Trotzdem könnte der Verstärker in einigen Eigenschaften noch verbessert werden. Das Problem mit der Schwingneigung ist nicht elegant gelöst, weil dadurch der Stromverbrauch ansteigt und die Verstärkung abnimmt. Hier muss überprüft werden, ob ein Transistor mit einer tieferen Transitfrequenz eingesetzt werden kann. Möglicherweise sind Unsymmetrien in der Leitungsstruktur für die Schwingneigung verantwortlich.
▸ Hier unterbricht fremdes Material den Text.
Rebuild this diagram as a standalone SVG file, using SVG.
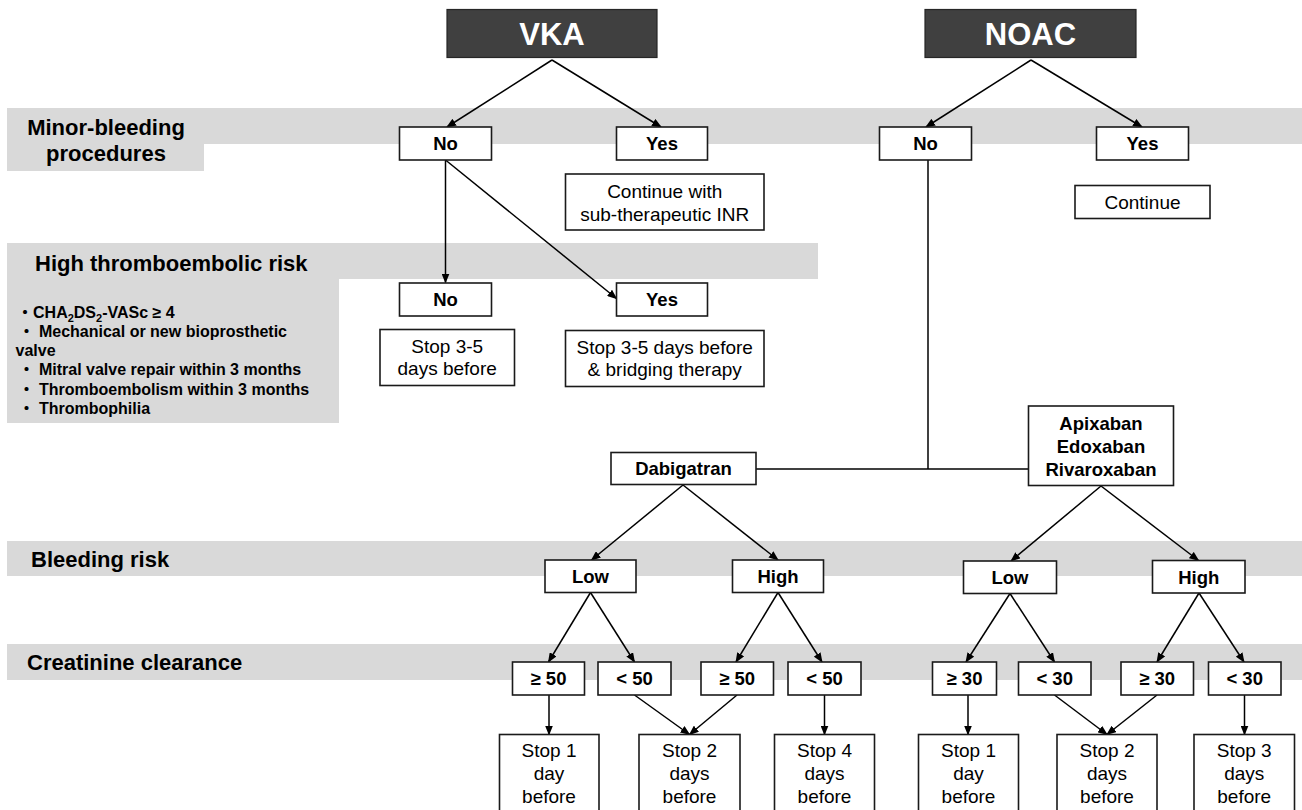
<svg xmlns="http://www.w3.org/2000/svg" width="1302" height="810" viewBox="0 0 1302 810">
<style>
.band{fill:#d9d9d9}
.head rect{fill:#404040;stroke:#262626;stroke-width:1.2}
.head text{fill:#fff;font-family:"Liberation Sans",Arial,sans-serif;font-weight:bold;font-size:31px;text-anchor:middle}
.node rect{fill:#fff;stroke:#1a1a1a;stroke-width:1.6}
.b{font-family:"Liberation Sans",Arial,sans-serif;font-weight:bold;font-size:18.5px;text-anchor:middle;fill:#000}
.r{font-family:"Liberation Sans",Arial,sans-serif;font-size:19px;text-anchor:middle;fill:#000}
.lab{font-family:"Liberation Sans",Arial,sans-serif;font-weight:bold;font-size:22px;fill:#000}
.lst{font-family:"Liberation Sans","Noto Sans CJK JP",sans-serif;font-weight:bold;font-size:16px;fill:#000}
#connectors line,#connectors polyline{stroke:#000;stroke-width:1.5;fill:none}
.a{marker-end:url(#arr)}
</style>
<defs>
<marker id="arr" markerUnits="userSpaceOnUse" markerWidth="10" markerHeight="8" refX="9" refY="4" orient="auto">
<path d="M0,0 L10,4 L0,8 Z" fill="#000"/>
</marker>
</defs>
<rect width="1302" height="810" fill="#fff"/>

<g id="bands">
<rect class="band" x="7" y="108" width="1295" height="36"/>
<rect class="band" x="7" y="108" width="197" height="63"/>
<rect class="band" x="7" y="243" width="811" height="36"/>
<rect class="band" x="7" y="243" width="332" height="180"/>
<rect class="band" x="7" y="541" width="1295" height="35"/>
<rect class="band" x="7" y="644" width="1295" height="36"/>
</g>

<g id="labels">
<text class="lab" x="106" y="135" text-anchor="middle">Minor-bleeding</text>
<text class="lab" x="106" y="161" text-anchor="middle">procedures</text>
<text class="lab" x="35" y="271">High thromboembolic risk</text>
<text class="lst" x="17" y="318">・<tspan>CHA</tspan><tspan font-size="11" dy="4">2</tspan><tspan dy="-4">DS</tspan><tspan font-size="11" dy="4">2</tspan><tspan dy="-4">-VASc ≥ 4</tspan></text>
<text class="lst" x="18.5" y="337">・ Mechanical or new bioprosthetic</text>
<text class="lst" x="15.5" y="356">valve</text>
<text class="lst" x="18.5" y="375">・ Mitral valve repair within 3 months</text>
<text class="lst" x="18.5" y="394.5">・ Thromboembolism within 3 months</text>
<text class="lst" x="18.5" y="413.5">・ Thrombophilia</text>
<text class="lab" x="31" y="566.5">Bleeding risk</text>
<text class="lab" x="27" y="669.5">Creatinine clearance</text>
</g>

<g id="connectors">
<line class="a" x1="552" y1="60" x2="447" y2="127"/>
<line class="a" x1="552" y1="60" x2="661" y2="127"/>
<line class="a" x1="1031" y1="60" x2="926" y2="127"/>
<line class="a" x1="1031" y1="60" x2="1142" y2="127"/>
<line class="a" x1="445.5" y1="160" x2="445.5" y2="282.5"/>
<line class="a" x1="445.5" y1="160" x2="616.5" y2="298.5"/>
<polyline points="928,160 928,469"/>
<line x1="756" y1="469" x2="1028.5" y2="469"/>
<line class="a" x1="683" y1="485" x2="591.5" y2="560"/>
<line class="a" x1="683" y1="485" x2="778" y2="560"/>
<line class="a" x1="1101" y1="486" x2="1011" y2="561"/>
<line class="a" x1="1101" y1="486" x2="1198.5" y2="560.5"/>
<line class="a" x1="590.5" y1="592.5" x2="548.5" y2="662"/>
<line class="a" x1="590.5" y1="592.5" x2="634.5" y2="662"/>
<line class="a" x1="778" y1="592.5" x2="736" y2="662"/>
<line class="a" x1="778" y1="592.5" x2="822" y2="662"/>
<line class="a" x1="1010" y1="593.5" x2="966" y2="662"/>
<line class="a" x1="1010" y1="593.5" x2="1054.5" y2="662"/>
<line class="a" x1="1199" y1="593" x2="1157" y2="662"/>
<line class="a" x1="1199" y1="593" x2="1244" y2="662"/>
<line class="a" x1="549" y1="695" x2="549" y2="734.5"/>
<line class="a" x1="634.5" y1="695" x2="689.5" y2="734.5"/>
<line class="a" x1="737" y1="695" x2="689.5" y2="734.5"/>
<line class="a" x1="824.5" y1="695" x2="824.5" y2="734.5"/>
<line class="a" x1="968" y1="695" x2="968" y2="734.5"/>
<line class="a" x1="1054.5" y1="695" x2="1107" y2="734.5"/>
<line class="a" x1="1157" y1="695" x2="1107" y2="734.5"/>
<line class="a" x1="1244.5" y1="695" x2="1244.5" y2="734.5"/>
</g>

<g id="vka" class="head"><rect x="447" y="9.5" width="210" height="48"/><text x="552" y="45">VKA</text></g>
<g id="noac" class="head"><rect x="925" y="9.5" width="211" height="48"/><text x="1030.5" y="45">NOAC</text></g>

<g id="vka-no" class="node"><rect x="399.5" y="127" width="92" height="33"/><text class="b" x="445.5" y="150">No</text></g>
<g id="vka-yes" class="node"><rect x="616.5" y="127" width="91" height="33"/><text class="b" x="662" y="150">Yes</text></g>
<g id="vka-continue" class="node"><rect x="565.5" y="174" width="198.5" height="56"/><text class="r" x="664.7" y="198">Continue with</text><text class="r" x="664.7" y="220.5">sub-therapeutic INR</text></g>
<g id="noac-no" class="node"><rect x="879.5" y="127" width="92" height="33"/><text class="b" x="925.5" y="150">No</text></g>
<g id="noac-yes" class="node"><rect x="1096.5" y="127" width="92" height="33"/><text class="b" x="1142.5" y="150">Yes</text></g>
<g id="noac-continue" class="node"><rect x="1075" y="185.5" width="135" height="33"/><text class="r" x="1142.5" y="209">Continue</text></g>

<g id="thr-no" class="node"><rect x="399.5" y="283" width="92" height="33"/><text class="b" x="445.5" y="306">No</text></g>
<g id="thr-yes" class="node"><rect x="616.5" y="283" width="91" height="33"/><text class="b" x="662" y="306">Yes</text></g>
<g id="thr-no-stop" class="node"><rect x="380" y="329.5" width="134.5" height="56"/><text class="r" x="447.2" y="352.5">Stop 3-5</text><text class="r" x="447.2" y="375">days before</text></g>
<g id="thr-yes-stop" class="node"><rect x="565.5" y="330.5" width="198.5" height="56"/><text class="r" x="664.7" y="353.5">Stop 3-5 days before</text><text class="r" x="664.7" y="376">&amp; bridging therapy</text></g>

<g id="dabigatran" class="node"><rect x="611" y="452.5" width="145" height="32"/><text class="b" x="683.5" y="475">Dabigatran</text></g>
<g id="xa" class="node"><rect x="1028.5" y="406" width="145" height="79.5"/><text class="b" x="1101" y="429.5">Apixaban</text><text class="b" x="1101" y="452.5">Edoxaban</text><text class="b" x="1101" y="475.5">Rivaroxaban</text></g>

<g id="d-low" class="node"><rect x="545" y="560" width="91" height="32.5"/><text class="b" x="590.5" y="583">Low</text></g>
<g id="d-high" class="node"><rect x="732.5" y="560" width="91" height="32.5"/><text class="b" x="778" y="583">High</text></g>
<g id="x-low" class="node"><rect x="963.5" y="561" width="93" height="32.5"/><text class="b" x="1010" y="584">Low</text></g>
<g id="x-high" class="node"><rect x="1152.5" y="560.5" width="92.5" height="32.5"/><text class="b" x="1198.7" y="583.5">High</text></g>

<g id="d-ge50" class="node"><rect x="512.5" y="662" width="72" height="33"/><text class="b" x="548.5" y="685">≥ 50</text></g>
<g id="d-lt50" class="node"><rect x="598" y="662" width="73" height="33"/><text class="b" x="634.5" y="685">&lt; 50</text></g>
<g id="d-ge50b" class="node"><rect x="701" y="662" width="72.5" height="33"/><text class="b" x="737.2" y="685">≥ 50</text></g>
<g id="d-lt50b" class="node"><rect x="788" y="662" width="73" height="33"/><text class="b" x="824.5" y="685">&lt; 50</text></g>
<g id="x-ge30" class="node"><rect x="932.5" y="662" width="64" height="33"/><text class="b" x="964.5" y="685">≥ 30</text></g>
<g id="x-lt30" class="node"><rect x="1018.5" y="662" width="72.5" height="33"/><text class="b" x="1054.7" y="685">&lt; 30</text></g>
<g id="x-ge30b" class="node"><rect x="1121" y="662" width="72.5" height="33"/><text class="b" x="1157.2" y="685">≥ 30</text></g>
<g id="x-lt30b" class="node"><rect x="1208.5" y="662" width="72.5" height="33"/><text class="b" x="1244.7" y="685">&lt; 30</text></g>

<g id="d-stop1" class="node"><rect x="499.5" y="734.5" width="99.5" height="90"/><text class="r" x="549" y="757">Stop 1</text><text class="r" x="549" y="780">day</text><text class="r" x="549" y="802.5">before</text></g>
<g id="d-stop2" class="node"><rect x="639" y="734.5" width="101" height="90"/><text class="r" x="689.5" y="757">Stop 2</text><text class="r" x="689.5" y="780">days</text><text class="r" x="689.5" y="802.5">before</text></g>
<g id="d-stop4" class="node"><rect x="774.5" y="734.5" width="100" height="90"/><text class="r" x="824.5" y="757">Stop 4</text><text class="r" x="824.5" y="780">days</text><text class="r" x="824.5" y="802.5">before</text></g>
<g id="x-stop1" class="node"><rect x="918.5" y="734.5" width="100" height="90"/><text class="r" x="968.5" y="757">Stop 1</text><text class="r" x="968.5" y="780">day</text><text class="r" x="968.5" y="802.5">before</text></g>
<g id="x-stop2" class="node"><rect x="1057" y="734.5" width="100" height="90"/><text class="r" x="1107" y="757">Stop 2</text><text class="r" x="1107" y="780">days</text><text class="r" x="1107" y="802.5">before</text></g>
<g id="x-stop3" class="node"><rect x="1194" y="734.5" width="100.5" height="90"/><text class="r" x="1244.2" y="757">Stop 3</text><text class="r" x="1244.2" y="780">days</text><text class="r" x="1244.2" y="802.5">before</text></g>
</svg>
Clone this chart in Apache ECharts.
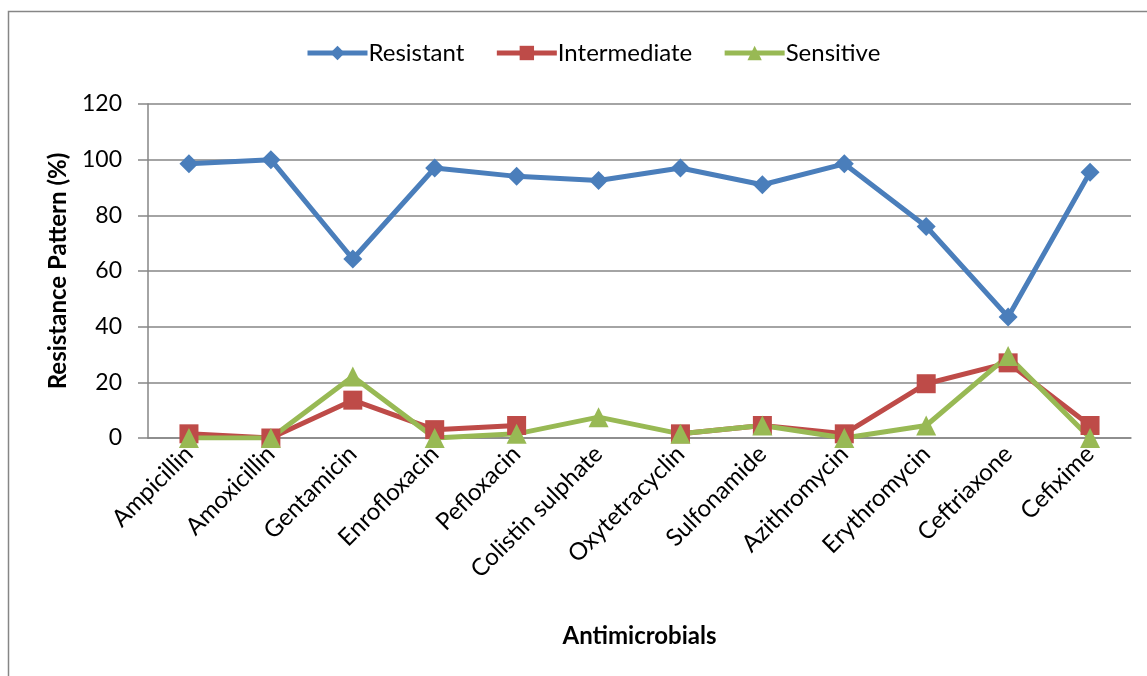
<!DOCTYPE html>
<html>
<head>
<meta charset="utf-8">
<script src="https://cdn.jsdelivr.net/npm/echarts@6/dist/echarts.min.js"></script>
<style>
  html, body { margin: 0; padding: 0; background: #fff; }
  #chart { width: 1147px; height: 676px; }
</style>
</head>
<body>
<div id="chart"></div>
<script>
// Antimicrobial resistance pattern by drug (%)
const categories = ['Ampicillin', 'Amoxicillin', 'Gentamicin', 'Enrofloxacin', 'Pefloxacin',
  'Colistin sulphate', 'Oxytetracyclin', 'Sulfonamide', 'Azithromycin', 'Erythromycin',
  'Ceftriaxone', 'Cefixime'];
const resistant    = [98.5, 100, 64.3, 97, 94, 92.5, 97, 91, 98.5, 76, 43.5, 95.5];
const intermediate = [1.5, 0, 13.6, 3, 4.5, null, 1.5, 4.5, 1.5, 19.5, 27, 4.5];
const sensitive    = [0, 0, 22.1, 0, 1.5, 7.5, 1.5, 4.5, 0, 4.5, 29.5, 0];
const yTicks = { min: 0, max: 120, interval: 20 };

const FONT = 'Lato, "Open Sans", sans-serif';
const chart = echarts.init(document.getElementById('chart'), null, { renderer: 'canvas' });

function lineSeries(name, data, color, symbol, size) {
  return {
    name, type: 'line', data,
    connectNulls: false,
    symbol, symbolSize: size,
    lineStyle: { width: 5, color },
    itemStyle: { color },
    emphasis: { disabled: true },
    animation: false
  };
}

chart.setOption({
  backgroundColor: '#fff',
  textStyle: { fontFamily: FONT },
  graphic: [{
    type: 'rect', silent: true, z: -10,
    shape: { x: 8.5, y: 11.5, width: 1300, height: 800 },
    style: { fill: 'none', stroke: '#868686', lineWidth: 1.5 }
  }],
  legend: {
    top: 36, left: 300,
    itemWidth: 60, itemHeight: 18, itemGap: 30,
    lineStyle: { width: 5 },
    textStyle: { fontFamily: FONT, fontSize: 24, color: '#000', padding: [0, 0, 0, -4] },
    data: ['Resistant', 'Intermediate', 'Sensitive']
  },
  grid: { left: 148, right: 16, top: 104, bottom: 238, containLabel: false },
  xAxis: {
    type: 'category', data: categories, boundaryGap: true,
    name: 'Antimicrobials', nameLocation: 'middle', nameGap: 186,
    nameTextStyle: { fontFamily: FONT, fontSize: 24, fontWeight: 'bold', color: '#000' },
    axisLine: { lineStyle: { color: '#868686', width: 1.5 } },
    axisTick: { show: false },
    axisLabel: { rotate: 45, margin: 12, fontFamily: FONT, fontSize: 24, color: '#000' },
    splitLine: { show: false }
  },
  yAxis: {
    type: 'value', min: yTicks.min, max: yTicks.max, interval: yTicks.interval,
    name: 'Resistance Pattern (%)', nameLocation: 'middle', nameGap: 78, nameRotate: 90,
    nameTextStyle: { fontFamily: FONT, fontSize: 24, fontWeight: 'bold', color: '#000' },
    axisLine: { show: true, lineStyle: { color: '#868686', width: 1.5 } },
    axisTick: { show: true, length: 10, lineStyle: { color: '#868686', width: 1.5 } },
    axisLabel: { margin: 26, fontFamily: FONT, fontSize: 23, color: '#000' },
    splitLine: { show: true, lineStyle: { color: '#868686', width: 1.5 } }
  },
  series: [
    lineSeries('Resistant', resistant, '#4A7EBB', 'diamond', 19),
    lineSeries('Intermediate', intermediate, '#BE4B48', 'rect', 19),
    lineSeries('Sensitive', sensitive, '#98B954', 'triangle', 20)
  ]
});
</script>
</body>
</html>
Durch gezieltes Erzeugen von Unsymmetrien könnte dieser Einfluss in der Simulation untersucht werden. Um die genaue Ursache des Problems zu eruieren, könnte mit einem entsprechenden Analysewerkzeug (Momentum) die Feldverteilung der Leitungen untersucht werden.

 

Weil die Eckfrequenz des 1/f-Rauschens beim eingesetzten Transistor recht hoch ist, wird bei tiefen Frequenzen das Rauschverhalten des Verstärkers schlecht. Auch diese Eigenschaft wird durch die Wahl des Transistors entscheidend beeinflusst.

 

Ansonsten überzeugt die Schaltungstopologie, wird doch problemlos eine Bandbreite von drei Dekaden erreicht, ohne dass langwierige Abgleicharbeiten notwendig sind.

 

Mit zusätzlichen Messungen könnte noch die Stabilität des Verstärkers bei unterschiedlichen Quell- und Lastimpedanzen untersucht werden. Weil dies bei einem breitbandigen Verstärker recht zeitintensiv ist, wurde im Rahmen dieser Diplomarbeit darauf verzichtet.